GIVEN TASK:
Count the lines below that include the word "matplotlib" and write that number alone.

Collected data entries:
* START *
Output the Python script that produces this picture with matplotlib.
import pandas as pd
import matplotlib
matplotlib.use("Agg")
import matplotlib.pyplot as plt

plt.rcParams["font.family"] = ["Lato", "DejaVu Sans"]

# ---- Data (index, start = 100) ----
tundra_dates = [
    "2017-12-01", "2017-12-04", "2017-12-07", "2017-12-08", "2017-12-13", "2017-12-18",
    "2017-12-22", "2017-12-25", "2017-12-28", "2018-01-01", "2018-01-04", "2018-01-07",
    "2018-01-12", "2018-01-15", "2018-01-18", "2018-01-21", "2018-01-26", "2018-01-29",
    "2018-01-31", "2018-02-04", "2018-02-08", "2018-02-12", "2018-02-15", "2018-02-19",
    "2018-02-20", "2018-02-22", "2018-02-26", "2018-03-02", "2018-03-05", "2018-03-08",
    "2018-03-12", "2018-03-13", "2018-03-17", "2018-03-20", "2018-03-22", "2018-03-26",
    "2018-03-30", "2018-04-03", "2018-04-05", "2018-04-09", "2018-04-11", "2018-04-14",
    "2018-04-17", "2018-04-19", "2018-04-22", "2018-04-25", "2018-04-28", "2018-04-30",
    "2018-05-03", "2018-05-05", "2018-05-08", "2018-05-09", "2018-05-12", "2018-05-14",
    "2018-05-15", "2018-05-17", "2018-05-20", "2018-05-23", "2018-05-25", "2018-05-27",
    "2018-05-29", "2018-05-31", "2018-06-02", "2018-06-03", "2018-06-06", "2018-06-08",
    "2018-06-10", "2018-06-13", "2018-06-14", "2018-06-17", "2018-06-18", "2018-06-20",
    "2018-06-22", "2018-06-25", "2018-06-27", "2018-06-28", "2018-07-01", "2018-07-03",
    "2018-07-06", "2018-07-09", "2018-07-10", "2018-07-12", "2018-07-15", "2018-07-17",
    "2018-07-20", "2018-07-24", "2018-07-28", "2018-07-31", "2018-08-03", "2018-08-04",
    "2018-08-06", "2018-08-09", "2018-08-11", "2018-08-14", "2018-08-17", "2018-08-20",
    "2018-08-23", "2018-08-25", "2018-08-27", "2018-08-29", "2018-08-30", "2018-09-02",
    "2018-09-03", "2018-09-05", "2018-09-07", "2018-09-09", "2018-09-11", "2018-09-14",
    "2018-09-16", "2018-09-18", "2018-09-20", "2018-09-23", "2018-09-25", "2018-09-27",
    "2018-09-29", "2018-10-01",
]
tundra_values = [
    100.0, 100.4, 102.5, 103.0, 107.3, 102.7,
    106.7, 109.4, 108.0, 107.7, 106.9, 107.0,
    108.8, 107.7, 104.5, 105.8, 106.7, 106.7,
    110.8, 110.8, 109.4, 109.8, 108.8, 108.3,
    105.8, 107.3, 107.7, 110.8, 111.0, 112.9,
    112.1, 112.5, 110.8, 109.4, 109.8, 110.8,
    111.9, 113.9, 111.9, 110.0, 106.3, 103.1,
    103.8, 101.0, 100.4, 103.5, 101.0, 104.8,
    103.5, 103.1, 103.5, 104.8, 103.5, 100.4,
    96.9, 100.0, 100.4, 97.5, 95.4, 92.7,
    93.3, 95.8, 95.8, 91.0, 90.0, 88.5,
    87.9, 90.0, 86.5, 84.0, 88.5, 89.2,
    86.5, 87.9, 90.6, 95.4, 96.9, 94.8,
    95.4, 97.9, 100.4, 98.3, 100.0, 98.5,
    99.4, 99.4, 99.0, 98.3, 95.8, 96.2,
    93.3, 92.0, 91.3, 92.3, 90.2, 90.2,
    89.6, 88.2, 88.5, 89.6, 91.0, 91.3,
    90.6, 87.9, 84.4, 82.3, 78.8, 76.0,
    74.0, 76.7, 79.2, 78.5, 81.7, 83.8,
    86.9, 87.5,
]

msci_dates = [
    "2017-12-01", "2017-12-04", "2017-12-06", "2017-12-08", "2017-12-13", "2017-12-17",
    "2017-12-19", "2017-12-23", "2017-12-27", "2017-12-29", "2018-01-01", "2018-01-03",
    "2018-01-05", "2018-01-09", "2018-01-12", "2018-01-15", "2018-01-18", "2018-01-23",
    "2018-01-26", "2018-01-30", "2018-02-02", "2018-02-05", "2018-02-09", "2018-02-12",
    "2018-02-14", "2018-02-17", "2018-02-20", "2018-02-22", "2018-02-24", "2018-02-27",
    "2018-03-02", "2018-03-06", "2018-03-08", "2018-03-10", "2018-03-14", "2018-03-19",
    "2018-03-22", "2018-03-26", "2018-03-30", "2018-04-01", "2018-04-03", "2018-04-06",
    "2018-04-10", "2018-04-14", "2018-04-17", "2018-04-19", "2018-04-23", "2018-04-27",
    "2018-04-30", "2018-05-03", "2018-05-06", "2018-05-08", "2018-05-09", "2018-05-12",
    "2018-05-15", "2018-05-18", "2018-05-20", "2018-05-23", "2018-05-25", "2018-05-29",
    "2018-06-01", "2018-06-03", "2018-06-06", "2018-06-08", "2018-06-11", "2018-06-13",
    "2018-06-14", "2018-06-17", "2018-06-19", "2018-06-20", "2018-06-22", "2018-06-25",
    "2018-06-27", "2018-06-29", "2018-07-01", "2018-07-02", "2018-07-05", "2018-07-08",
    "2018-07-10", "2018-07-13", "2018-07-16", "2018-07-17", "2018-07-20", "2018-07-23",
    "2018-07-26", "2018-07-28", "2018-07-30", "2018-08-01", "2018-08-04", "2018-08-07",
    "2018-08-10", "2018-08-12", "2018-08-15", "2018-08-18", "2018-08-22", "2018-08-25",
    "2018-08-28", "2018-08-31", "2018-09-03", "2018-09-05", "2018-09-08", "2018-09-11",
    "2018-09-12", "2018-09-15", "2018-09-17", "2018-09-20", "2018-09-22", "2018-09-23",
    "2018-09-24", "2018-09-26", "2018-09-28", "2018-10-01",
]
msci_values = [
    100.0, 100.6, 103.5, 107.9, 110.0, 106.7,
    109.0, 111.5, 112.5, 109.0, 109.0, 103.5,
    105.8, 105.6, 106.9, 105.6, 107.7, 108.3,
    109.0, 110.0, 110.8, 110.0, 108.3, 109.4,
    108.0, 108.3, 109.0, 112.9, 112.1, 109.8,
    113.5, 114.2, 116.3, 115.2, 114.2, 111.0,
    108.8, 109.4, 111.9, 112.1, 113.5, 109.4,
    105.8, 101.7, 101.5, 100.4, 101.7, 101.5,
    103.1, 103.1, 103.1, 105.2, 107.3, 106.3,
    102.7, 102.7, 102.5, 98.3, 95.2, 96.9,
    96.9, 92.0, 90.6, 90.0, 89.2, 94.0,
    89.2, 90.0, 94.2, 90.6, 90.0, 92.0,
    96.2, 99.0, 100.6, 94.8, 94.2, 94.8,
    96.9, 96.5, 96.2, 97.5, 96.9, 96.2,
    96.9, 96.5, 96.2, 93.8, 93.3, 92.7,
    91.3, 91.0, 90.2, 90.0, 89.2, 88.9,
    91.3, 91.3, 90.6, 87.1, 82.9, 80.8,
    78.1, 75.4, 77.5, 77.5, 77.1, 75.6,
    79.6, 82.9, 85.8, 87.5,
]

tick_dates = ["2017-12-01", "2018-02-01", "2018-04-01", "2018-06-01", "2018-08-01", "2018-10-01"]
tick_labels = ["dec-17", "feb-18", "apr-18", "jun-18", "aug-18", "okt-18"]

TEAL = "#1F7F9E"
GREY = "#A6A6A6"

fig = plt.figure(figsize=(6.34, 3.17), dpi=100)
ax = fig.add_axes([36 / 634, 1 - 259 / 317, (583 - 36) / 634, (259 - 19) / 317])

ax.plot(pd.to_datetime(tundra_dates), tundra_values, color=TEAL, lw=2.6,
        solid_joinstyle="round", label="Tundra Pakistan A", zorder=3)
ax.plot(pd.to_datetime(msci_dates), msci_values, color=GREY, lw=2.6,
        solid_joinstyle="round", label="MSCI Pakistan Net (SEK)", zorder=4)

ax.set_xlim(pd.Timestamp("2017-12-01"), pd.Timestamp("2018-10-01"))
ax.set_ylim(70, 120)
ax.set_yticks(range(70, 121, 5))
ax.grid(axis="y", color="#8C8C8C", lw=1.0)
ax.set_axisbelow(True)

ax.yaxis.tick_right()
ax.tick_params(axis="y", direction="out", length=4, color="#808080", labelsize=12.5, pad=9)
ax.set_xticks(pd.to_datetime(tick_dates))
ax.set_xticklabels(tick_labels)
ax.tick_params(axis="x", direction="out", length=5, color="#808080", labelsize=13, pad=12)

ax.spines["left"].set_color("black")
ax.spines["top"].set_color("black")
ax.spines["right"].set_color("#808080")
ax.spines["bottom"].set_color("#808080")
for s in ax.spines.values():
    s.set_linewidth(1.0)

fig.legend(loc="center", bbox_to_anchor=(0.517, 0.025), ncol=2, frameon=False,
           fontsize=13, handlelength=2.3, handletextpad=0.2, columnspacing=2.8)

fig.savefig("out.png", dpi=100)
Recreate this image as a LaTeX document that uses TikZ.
* END *
THE SOLUTION:
4